* _Short task_:
Take the lines from the top down to and including the one with "const rainName = 'Βροχόπτωση, mm';" and repeat them exactly. Omit images.

* _Rows from a dataset_:
*****

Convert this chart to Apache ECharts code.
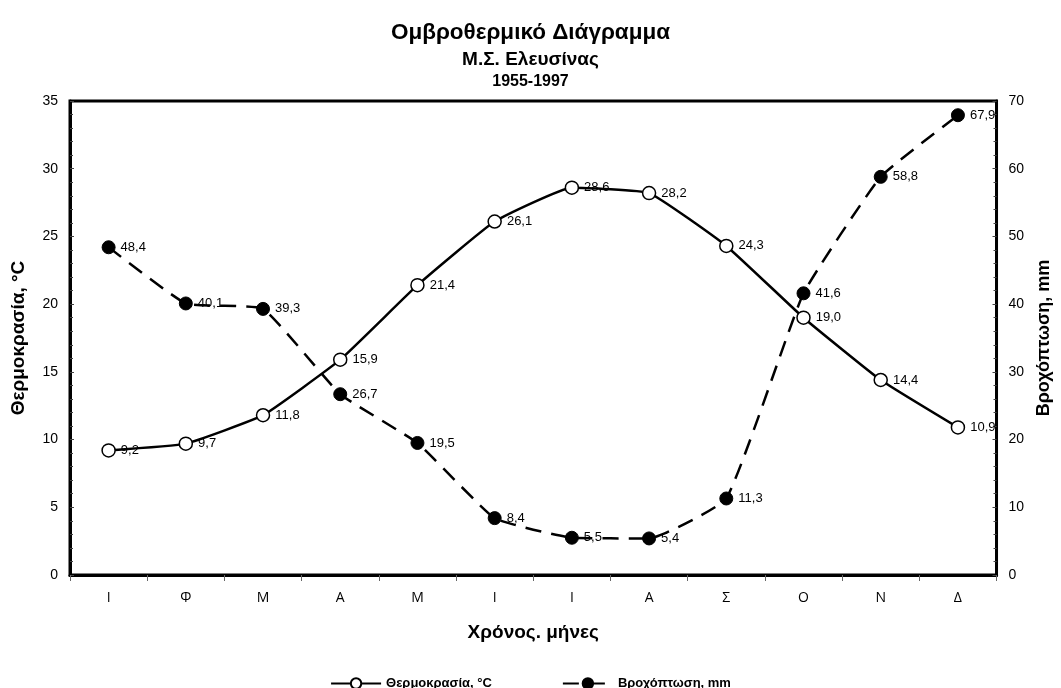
<!DOCTYPE html>
<html><head><meta charset="utf-8">
<script src="https://cdn.jsdelivr.net/npm/echarts@6/dist/echarts.min.js"></script>
<style>html,body{margin:0;padding:0;background:#fff}#c{width:1061px;height:688px}</style>
</head><body><div id="c"></div>
<script>
const months = ['Ι','Φ','Μ','Α','Μ','Ι','Ι','Α','Σ','Ο','Ν','Δ'];
const temperature = [9.2, 9.7, 11.8, 15.9, 21.4, 26.1, 28.6, 28.2, 24.3, 19.0, 14.4, 10.9];
const precipitation = [48.4, 40.1, 39.3, 26.7, 19.5, 8.4, 5.5, 5.4, 11.3, 41.6, 58.8, 67.9];
const tempName = 'Θερμοκρασία, °C';
const rainName = 'Βροχόπτωση, mm';

const F = '"Liberation Sans", Arial, sans-serif';
const lbl = {
  show: true, position: 'right', distance: 5, color: '#000', fontSize: 13, fontFamily: F,
  formatter: p => p.value.toFixed(1).replace('.', ',')
};
const chart = echarts.init(document.getElementById('c'));
chart.setOption({
  animation: false,
  title: [
    {text: 'Ομβροθερμικό Διάγραμμα', left: 'center', top: 16, textStyle: {fontFamily: F, fontSize: 22.5, fontWeight: 'bold', color: '#000'}},
    {text: 'Μ.Σ. Ελευσίνας', left: 'center', top: 45, textStyle: {fontFamily: F, fontSize: 19, fontWeight: 'bold', color: '#000'}},
    {text: '1955-1997', left: 'center', top: 69, textStyle: {fontFamily: F, fontSize: 16, fontWeight: 'bold', color: '#000'}}
  ],
  grid: {left: 70, right: 58, top: 101, bottom: 113, show: true, borderColor: '#000', borderWidth: 3, backgroundColor: '#fff'},
  legend: {
    bottom: -7, left: 'center', itemWidth: 50, itemHeight: 13, itemGap: 70,
    textStyle: {fontFamily: F, fontSize: 13, fontWeight: 'bold', color: '#000'},
    data: [tempName, rainName]
  },
  xAxis: {
    type: 'category', data: months,
    name: 'Χρόνος. μήνες', nameLocation: 'middle', nameGap: 48,
    nameTextStyle: {fontFamily: F, fontSize: 19, fontWeight: 'bold', color: '#000'},
    axisLine: {lineStyle: {color: '#000', width: 3}},
    axisTick: {show: true, inside: false, length: 6, lineStyle: {color: '#666', width: 1}},
    axisLabel: {fontFamily: '"Open Sans", sans-serif', fontSize: 14, color: '#000', margin: 16}
  },
  yAxis: [
    {
      type: 'value', min: 0, max: 35, interval: 5, position: 'left',
      name: tempName, nameLocation: 'middle', nameGap: 42, nameRotate: 90,
      nameTextStyle: {fontFamily: F, fontSize: 19, fontWeight: 'bold', color: '#000'},
      axisLine: {show: true, lineStyle: {color: '#000', width: 3}},
      axisTick: {show: true, inside: true, length: 4, lineStyle: {color: '#444'}},
      minorTick: {show: true, splitNumber: 5, length: 3, lineStyle: {color: '#444'}},
      splitLine: {show: false},
      axisLabel: {fontFamily: F, fontSize: 14, color: '#000', margin: 12}
    },
    {
      type: 'value', min: 0, max: 70, interval: 10, position: 'right',
      name: rainName, nameLocation: 'middle', nameGap: 36, nameRotate: 90,
      nameTextStyle: {fontFamily: F, fontSize: 18, fontWeight: 'bold', color: '#000'},
      axisLine: {show: true, lineStyle: {color: '#000', width: 3}},
      axisTick: {show: true, inside: true, length: 4, lineStyle: {color: '#444'}},
      minorTick: {show: true, splitNumber: 5, length: 3, lineStyle: {color: '#444'}},
      splitLine: {show: false},
      axisLabel: {fontFamily: F, fontSize: 14, color: '#000', margin: 12}
    }
  ],
  series: [
    {
      name: tempName, type: 'line', yAxisIndex: 0, data: temperature, smooth: 0.12,
      symbol: 'circle', symbolSize: 13,
      lineStyle: {color: '#000', width: 2.5},
      itemStyle: {color: '#fff', borderColor: '#000', borderWidth: 1.5},
      label: lbl, z: 3
    },
    {
      name: rainName, type: 'line', yAxisIndex: 1, data: precipitation, smooth: 0.12,
      symbol: 'circle', symbolSize: 13,
      lineStyle: {color: '#000', width: 2.5, type: [16, 10]},
      itemStyle: {color: '#000', borderColor: '#000', borderWidth: 1},
      label: lbl, z: 2
    }
  ]
});
</script></body></html>
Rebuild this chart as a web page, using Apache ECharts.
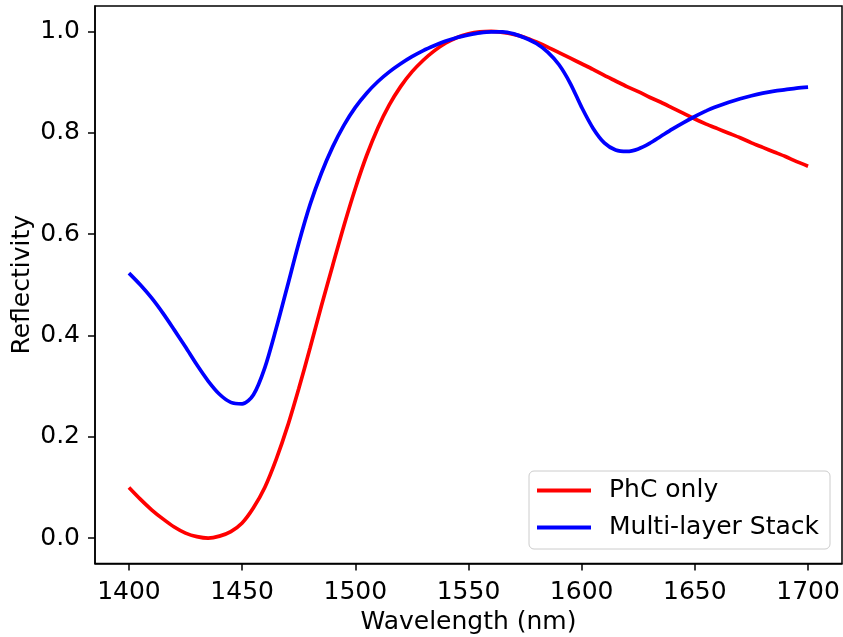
<!DOCTYPE html>
<html>
<head>
<meta charset="utf-8">
<script src="https://cdn.jsdelivr.net/npm/echarts@6/dist/echarts.min.js"></script>
<style>
  html, body { margin: 0; padding: 0; background: #fff; }
  #chart { width: 843px; height: 637px; }
</style>
</head>
<body>
<div id="chart"></div>
<script>
// Wavelength grid (nm), 5 nm steps
const wavelength = [];
for (let w = 1400; w <= 1700; w += 5) wavelength.push(w);

// Reflectivity of the photonic crystal alone
const phcOnly = [
  0.100, 0.077, 0.056, 0.038, 0.022, 0.010, 0.003, 0.000, 0.004, 0.013,
  0.030, 0.060, 0.100, 0.155, 0.220, 0.295, 0.375, 0.458, 0.538, 0.617,
  0.690, 0.755, 0.810, 0.855, 0.891, 0.920, 0.943, 0.962, 0.977, 0.988,
  0.995, 0.999, 1.000, 0.998, 0.994, 0.988, 0.979, 0.969, 0.958, 0.947,
  0.936, 0.925, 0.913, 0.902, 0.891, 0.881, 0.870, 0.860, 0.849, 0.838,
  0.827, 0.817, 0.808, 0.799, 0.790, 0.780, 0.771, 0.762, 0.753, 0.743,
  0.734
];

// Reflectivity of the full multi-layer stack
const multiLayer = [
  0.523, 0.500, 0.474, 0.444, 0.411, 0.377, 0.342, 0.310, 0.284, 0.268,
  0.265, 0.283, 0.336, 0.413, 0.497, 0.582, 0.658, 0.720, 0.772, 0.815,
  0.850, 0.878, 0.901, 0.920, 0.936, 0.950, 0.962, 0.972, 0.981, 0.988,
  0.993, 0.997, 0.999, 0.999, 0.995, 0.987, 0.976, 0.959, 0.934, 0.897,
  0.850, 0.809, 0.780, 0.766, 0.763, 0.768, 0.779, 0.793, 0.807, 0.820,
  0.832, 0.843, 0.852, 0.860, 0.867, 0.873, 0.878, 0.882, 0.885, 0.888,
  0.890
];

// Tick positions
const xTicks = [1400, 1450, 1500, 1550, 1600, 1650, 1700];
const yTicks = [0.0, 0.2, 0.4, 0.6, 0.8, 1.0];

const FONT = 'DejaVu Sans';
const FS = 25;
const pair = (xs, ys) => xs.map((x, i) => [x, ys[i]]);

const chart = echarts.init(document.getElementById('chart'), null, { renderer: 'canvas' });

chart.setOption({
  animation: false,
  backgroundColor: '#ffffff',
  textStyle: { fontFamily: FONT, color: '#000' },
  grid: {
    left: 95, right: 1, top: 6, bottom: 73.5,
    outerBoundsMode: 'none',
    containLabel: false,
    show: true, borderColor: '#000', borderWidth: 1.5, backgroundColor: 'transparent'
  },
  legend: {
    orient: 'vertical',
    left: 529, top: 471,
    padding: [7, 11, 9, 8],
    itemGap: 12,
    itemWidth: 54,
    itemHeight: 4,
    icon: 'rect',
    backgroundColor: 'rgba(255,255,255,0.8)',
    borderColor: '#cccccc',
    borderWidth: 1,
    borderRadius: 5,
    textStyle: { fontFamily: FONT, fontSize: FS, color: '#000', padding: [0, 0, 0, 13] },
    data: ['PhC only', 'Multi-layer Stack']
  },
  xAxis: {
    type: 'value',
    min: 1385, max: 1715,
    name: 'Wavelength (nm)',
    nameLocation: 'middle',
    nameGap: 46,
    nameMoveOverlap: false,
    nameTextStyle: { fontFamily: FONT, fontSize: FS, color: '#000' },
    axisLine: { show: true, onZero: false, lineStyle: { color: '#000', width: 1.5 } },
    axisTick: { show: true, length: 7, lineStyle: { color: '#000', width: 1.5 }, customValues: xTicks },
    axisLabel: {
      fontFamily: FONT, fontSize: FS, color: '#000', margin: 16,
      customValues: xTicks,
      formatter: v => String(Math.round(v))
    },
    splitLine: { show: false }
  },
  yAxis: {
    type: 'value',
    min: -0.05, max: 1.05,
    name: 'Reflectivity',
    nameLocation: 'middle',
    nameGap: 60,
    nameMoveOverlap: false,
    nameRotate: 90,
    nameTextStyle: { fontFamily: FONT, fontSize: FS, color: '#000' },
    axisLine: { show: true, onZero: false, lineStyle: { color: '#000', width: 1.5 } },
    axisTick: { show: true, length: 7, lineStyle: { color: '#000', width: 1.5 }, customValues: yTicks },
    axisLabel: {
      fontFamily: FONT, fontSize: FS, color: '#000', margin: 15,
      customValues: yTicks,
      formatter: v => Number(v).toFixed(1)
    },
    splitLine: { show: false }
  },
  series: [
    {
      name: 'PhC only',
      type: 'line',
      data: pair(wavelength, phcOnly),
      smooth: 0.3,
      showSymbol: false,
      symbol: 'none',
      color: '#ff0000',
      lineStyle: { color: '#ff0000', width: 3.7 },
      z: 2
    },
    {
      name: 'Multi-layer Stack',
      type: 'line',
      data: pair(wavelength, multiLayer),
      smooth: 0.3,
      showSymbol: false,
      symbol: 'none',
      color: '#0000ff',
      lineStyle: { color: '#0000ff', width: 3.7 },
      z: 3
    }
  ]
});
</script>
</body>
</html>
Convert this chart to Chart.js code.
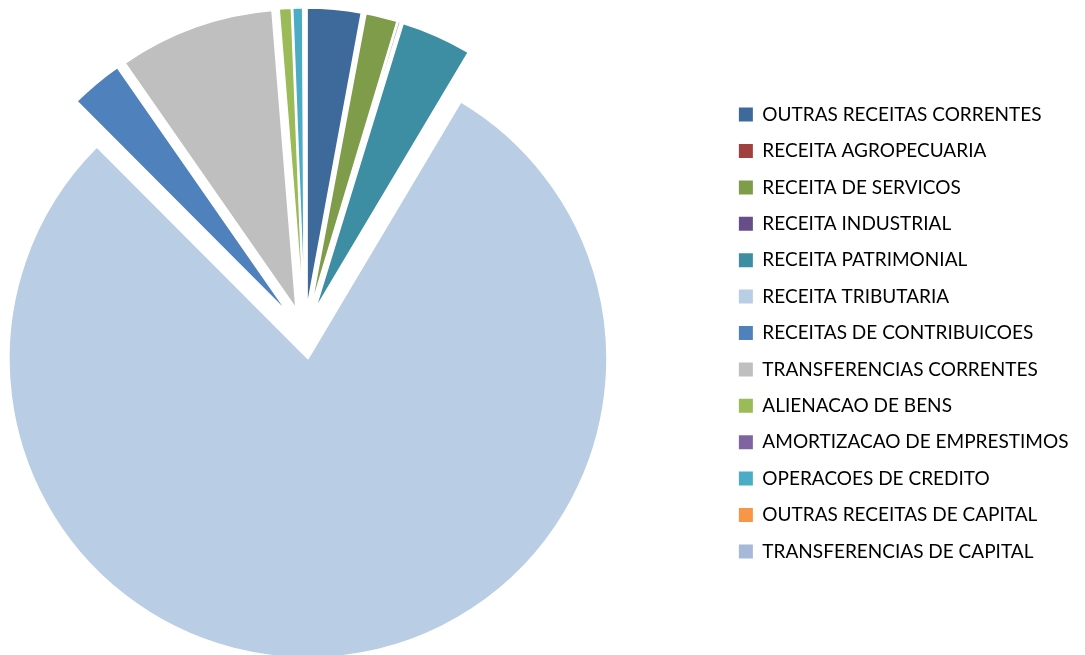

*****

* _The result_:
Convert this chart to Apache ECharts code.
<!DOCTYPE html>
<html><head><meta charset="utf-8">
<script src="https://cdn.jsdelivr.net/npm/echarts@6/dist/echarts.min.js"></script>
<style>html,body{margin:0;padding:0;background:#fff}#c{width:1061px;height:688px}</style>
</head><body><div id="c"></div>
<script>
const months = ['Ι','Φ','Μ','Α','Μ','Ι','Ι','Α','Σ','Ο','Ν','Δ'];
const temperature = [9.2, 9.7, 11.8, 15.9, 21.4, 26.1, 28.6, 28.2, 24.3, 19.0, 14.4, 10.9];
const precipitation = [48.4, 40.1, 39.3, 26.7, 19.5, 8.4, 5.5, 5.4, 11.3, 41.6, 58.8, 67.9];
const tempName = 'Θερμοκρασία, °C';
const rainName = 'Βροχόπτωση, mm';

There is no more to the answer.